- _What is being asked_: Return the lines below exactly, from the first line to the line that contains "import plotly.graph_objects as go". Leave out pictures.

- _Source data_:
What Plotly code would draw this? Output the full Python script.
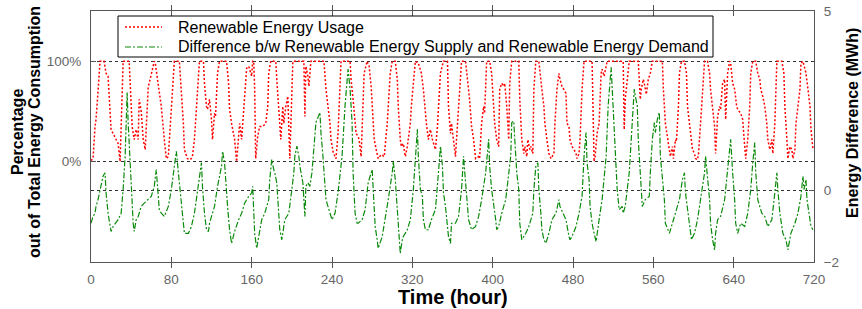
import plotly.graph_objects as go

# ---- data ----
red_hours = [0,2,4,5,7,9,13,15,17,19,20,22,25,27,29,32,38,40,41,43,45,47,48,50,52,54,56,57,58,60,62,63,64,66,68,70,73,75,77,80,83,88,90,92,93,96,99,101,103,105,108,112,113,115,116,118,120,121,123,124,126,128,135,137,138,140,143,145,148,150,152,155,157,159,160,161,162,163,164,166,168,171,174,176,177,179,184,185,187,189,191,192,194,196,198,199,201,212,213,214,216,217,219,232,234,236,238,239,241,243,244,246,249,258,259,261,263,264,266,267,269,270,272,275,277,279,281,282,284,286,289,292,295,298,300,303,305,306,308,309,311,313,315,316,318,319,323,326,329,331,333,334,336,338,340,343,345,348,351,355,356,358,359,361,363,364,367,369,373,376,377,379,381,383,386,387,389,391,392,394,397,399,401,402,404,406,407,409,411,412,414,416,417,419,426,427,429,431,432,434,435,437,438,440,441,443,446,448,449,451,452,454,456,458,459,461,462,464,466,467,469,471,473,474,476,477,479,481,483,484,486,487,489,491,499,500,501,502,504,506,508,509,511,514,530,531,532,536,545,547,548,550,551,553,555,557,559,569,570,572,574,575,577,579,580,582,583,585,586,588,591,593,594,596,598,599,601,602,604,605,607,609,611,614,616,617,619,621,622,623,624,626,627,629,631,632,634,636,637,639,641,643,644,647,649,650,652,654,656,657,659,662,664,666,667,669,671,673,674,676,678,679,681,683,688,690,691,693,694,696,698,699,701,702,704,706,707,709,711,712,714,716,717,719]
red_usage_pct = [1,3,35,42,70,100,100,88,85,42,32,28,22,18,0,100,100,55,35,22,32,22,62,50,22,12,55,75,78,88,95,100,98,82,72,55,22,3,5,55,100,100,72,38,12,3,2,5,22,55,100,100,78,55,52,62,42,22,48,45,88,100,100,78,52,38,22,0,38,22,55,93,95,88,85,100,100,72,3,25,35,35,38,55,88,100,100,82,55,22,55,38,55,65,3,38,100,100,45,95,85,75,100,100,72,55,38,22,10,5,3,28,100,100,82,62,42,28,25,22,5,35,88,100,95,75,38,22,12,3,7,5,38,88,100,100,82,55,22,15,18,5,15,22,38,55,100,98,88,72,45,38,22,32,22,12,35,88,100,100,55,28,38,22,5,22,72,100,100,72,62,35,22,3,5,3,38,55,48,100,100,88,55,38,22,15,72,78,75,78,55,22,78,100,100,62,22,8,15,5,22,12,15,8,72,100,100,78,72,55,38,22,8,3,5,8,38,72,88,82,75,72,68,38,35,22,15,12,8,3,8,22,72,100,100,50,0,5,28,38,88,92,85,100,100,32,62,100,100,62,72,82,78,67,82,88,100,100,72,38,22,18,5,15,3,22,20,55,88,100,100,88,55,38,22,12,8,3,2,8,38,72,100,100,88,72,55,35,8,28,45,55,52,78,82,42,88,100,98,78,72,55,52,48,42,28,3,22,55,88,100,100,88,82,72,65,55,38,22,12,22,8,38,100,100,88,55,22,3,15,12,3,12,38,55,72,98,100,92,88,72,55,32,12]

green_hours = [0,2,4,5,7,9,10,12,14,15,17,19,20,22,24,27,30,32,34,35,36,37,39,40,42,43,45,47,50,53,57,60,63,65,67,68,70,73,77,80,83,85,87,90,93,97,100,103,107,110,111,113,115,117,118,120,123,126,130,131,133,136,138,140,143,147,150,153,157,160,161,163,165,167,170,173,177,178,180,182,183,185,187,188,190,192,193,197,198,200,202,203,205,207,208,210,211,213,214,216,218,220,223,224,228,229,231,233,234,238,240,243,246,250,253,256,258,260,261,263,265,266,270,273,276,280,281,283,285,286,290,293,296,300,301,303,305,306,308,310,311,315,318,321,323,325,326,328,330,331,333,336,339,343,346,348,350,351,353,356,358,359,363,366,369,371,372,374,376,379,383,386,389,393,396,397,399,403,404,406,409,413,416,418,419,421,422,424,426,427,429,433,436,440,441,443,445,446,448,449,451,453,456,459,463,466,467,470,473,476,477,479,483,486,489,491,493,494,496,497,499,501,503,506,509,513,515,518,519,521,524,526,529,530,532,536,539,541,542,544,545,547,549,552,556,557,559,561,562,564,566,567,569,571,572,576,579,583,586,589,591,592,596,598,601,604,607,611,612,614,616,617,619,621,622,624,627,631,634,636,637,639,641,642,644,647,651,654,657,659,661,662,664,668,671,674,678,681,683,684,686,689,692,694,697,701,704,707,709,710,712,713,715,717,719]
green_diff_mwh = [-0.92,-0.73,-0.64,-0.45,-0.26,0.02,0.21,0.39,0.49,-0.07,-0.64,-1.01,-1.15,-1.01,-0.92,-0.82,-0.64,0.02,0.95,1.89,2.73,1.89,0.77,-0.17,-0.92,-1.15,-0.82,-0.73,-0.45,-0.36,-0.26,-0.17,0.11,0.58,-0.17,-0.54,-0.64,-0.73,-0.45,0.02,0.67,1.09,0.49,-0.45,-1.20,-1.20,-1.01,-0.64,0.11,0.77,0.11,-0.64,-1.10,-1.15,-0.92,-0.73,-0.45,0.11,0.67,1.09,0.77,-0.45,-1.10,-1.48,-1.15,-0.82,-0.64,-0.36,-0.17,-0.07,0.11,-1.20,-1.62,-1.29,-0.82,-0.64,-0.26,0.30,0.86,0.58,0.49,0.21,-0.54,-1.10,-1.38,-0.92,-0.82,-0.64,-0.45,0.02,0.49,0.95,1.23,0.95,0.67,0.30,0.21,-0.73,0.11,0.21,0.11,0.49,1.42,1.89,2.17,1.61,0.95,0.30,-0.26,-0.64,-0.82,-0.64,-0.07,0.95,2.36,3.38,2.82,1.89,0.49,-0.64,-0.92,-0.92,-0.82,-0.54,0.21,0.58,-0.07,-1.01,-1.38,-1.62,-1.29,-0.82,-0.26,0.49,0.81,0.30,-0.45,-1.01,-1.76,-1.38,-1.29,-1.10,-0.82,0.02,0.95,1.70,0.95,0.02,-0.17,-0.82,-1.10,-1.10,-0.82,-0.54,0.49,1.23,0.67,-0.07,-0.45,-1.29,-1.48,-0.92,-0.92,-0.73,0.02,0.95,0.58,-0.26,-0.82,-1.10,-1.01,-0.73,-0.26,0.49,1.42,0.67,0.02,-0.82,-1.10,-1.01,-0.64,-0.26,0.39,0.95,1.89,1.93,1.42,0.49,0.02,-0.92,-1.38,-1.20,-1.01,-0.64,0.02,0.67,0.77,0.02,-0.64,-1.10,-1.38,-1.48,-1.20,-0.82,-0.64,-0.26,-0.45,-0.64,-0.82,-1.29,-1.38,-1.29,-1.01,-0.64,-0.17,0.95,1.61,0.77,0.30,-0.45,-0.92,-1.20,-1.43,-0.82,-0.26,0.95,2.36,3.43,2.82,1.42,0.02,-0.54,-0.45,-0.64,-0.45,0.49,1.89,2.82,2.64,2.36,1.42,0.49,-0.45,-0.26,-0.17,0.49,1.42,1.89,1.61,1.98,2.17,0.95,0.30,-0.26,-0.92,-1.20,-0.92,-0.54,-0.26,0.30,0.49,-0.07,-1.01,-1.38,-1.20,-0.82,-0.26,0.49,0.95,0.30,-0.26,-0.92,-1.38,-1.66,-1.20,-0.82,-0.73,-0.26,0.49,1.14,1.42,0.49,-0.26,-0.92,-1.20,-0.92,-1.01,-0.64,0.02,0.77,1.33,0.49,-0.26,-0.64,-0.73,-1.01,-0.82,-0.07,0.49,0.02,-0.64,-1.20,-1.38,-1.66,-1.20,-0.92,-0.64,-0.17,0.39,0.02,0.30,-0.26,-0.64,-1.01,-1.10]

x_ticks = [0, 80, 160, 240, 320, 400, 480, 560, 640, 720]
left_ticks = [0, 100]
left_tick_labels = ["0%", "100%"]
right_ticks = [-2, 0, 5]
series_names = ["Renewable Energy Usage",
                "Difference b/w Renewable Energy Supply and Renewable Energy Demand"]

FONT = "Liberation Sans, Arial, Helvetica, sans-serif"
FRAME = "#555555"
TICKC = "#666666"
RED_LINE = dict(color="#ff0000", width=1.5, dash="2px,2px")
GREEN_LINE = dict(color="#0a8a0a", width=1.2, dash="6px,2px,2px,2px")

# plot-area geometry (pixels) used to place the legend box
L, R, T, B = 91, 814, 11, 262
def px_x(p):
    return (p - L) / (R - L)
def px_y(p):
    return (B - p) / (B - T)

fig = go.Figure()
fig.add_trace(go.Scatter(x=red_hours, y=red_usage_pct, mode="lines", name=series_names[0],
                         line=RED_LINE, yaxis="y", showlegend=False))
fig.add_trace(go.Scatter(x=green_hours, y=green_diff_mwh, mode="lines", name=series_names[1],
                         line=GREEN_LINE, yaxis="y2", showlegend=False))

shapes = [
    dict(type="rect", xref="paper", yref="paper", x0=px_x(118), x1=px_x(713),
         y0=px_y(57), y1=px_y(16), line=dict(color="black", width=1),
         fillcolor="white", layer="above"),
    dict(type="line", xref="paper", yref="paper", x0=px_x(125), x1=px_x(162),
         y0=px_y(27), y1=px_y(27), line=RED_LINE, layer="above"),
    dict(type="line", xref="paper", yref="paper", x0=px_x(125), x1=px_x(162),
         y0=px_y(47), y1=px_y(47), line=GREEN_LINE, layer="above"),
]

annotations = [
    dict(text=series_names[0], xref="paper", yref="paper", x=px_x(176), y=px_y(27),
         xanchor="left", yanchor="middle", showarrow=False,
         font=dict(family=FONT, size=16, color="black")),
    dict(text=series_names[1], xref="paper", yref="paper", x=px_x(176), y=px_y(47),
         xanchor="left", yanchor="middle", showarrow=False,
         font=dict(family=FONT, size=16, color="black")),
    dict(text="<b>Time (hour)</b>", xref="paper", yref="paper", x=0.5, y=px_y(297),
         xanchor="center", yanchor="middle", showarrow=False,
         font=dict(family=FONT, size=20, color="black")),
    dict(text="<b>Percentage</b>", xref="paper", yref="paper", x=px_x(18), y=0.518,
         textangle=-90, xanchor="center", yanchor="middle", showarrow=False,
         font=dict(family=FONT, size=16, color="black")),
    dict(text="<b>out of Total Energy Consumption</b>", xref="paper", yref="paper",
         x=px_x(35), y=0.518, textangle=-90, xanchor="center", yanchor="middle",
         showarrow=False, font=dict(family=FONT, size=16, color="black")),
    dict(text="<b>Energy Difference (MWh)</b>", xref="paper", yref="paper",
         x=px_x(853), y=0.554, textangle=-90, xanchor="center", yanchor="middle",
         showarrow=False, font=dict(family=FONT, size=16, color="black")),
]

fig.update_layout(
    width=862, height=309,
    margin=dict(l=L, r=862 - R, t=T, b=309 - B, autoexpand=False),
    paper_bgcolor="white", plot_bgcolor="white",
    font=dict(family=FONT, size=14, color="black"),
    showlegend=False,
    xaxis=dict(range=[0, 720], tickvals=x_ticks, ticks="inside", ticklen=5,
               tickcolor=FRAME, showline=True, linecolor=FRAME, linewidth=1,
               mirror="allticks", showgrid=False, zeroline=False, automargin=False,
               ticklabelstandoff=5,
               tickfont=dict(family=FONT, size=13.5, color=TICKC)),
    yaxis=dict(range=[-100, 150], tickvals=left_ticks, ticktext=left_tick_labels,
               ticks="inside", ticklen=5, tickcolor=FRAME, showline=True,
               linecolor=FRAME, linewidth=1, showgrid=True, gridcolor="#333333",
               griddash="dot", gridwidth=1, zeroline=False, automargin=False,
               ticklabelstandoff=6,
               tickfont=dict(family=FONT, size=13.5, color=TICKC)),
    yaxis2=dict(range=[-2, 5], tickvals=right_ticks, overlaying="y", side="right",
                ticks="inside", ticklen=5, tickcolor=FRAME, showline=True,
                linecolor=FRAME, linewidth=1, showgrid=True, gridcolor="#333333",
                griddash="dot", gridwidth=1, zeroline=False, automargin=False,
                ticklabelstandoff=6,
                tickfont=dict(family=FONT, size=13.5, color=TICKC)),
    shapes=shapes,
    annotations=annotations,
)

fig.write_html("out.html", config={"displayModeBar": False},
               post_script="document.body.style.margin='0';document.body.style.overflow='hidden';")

- _Exercise response_:
What Plotly code would draw this? Output the full Python script.
import plotly.graph_objects as go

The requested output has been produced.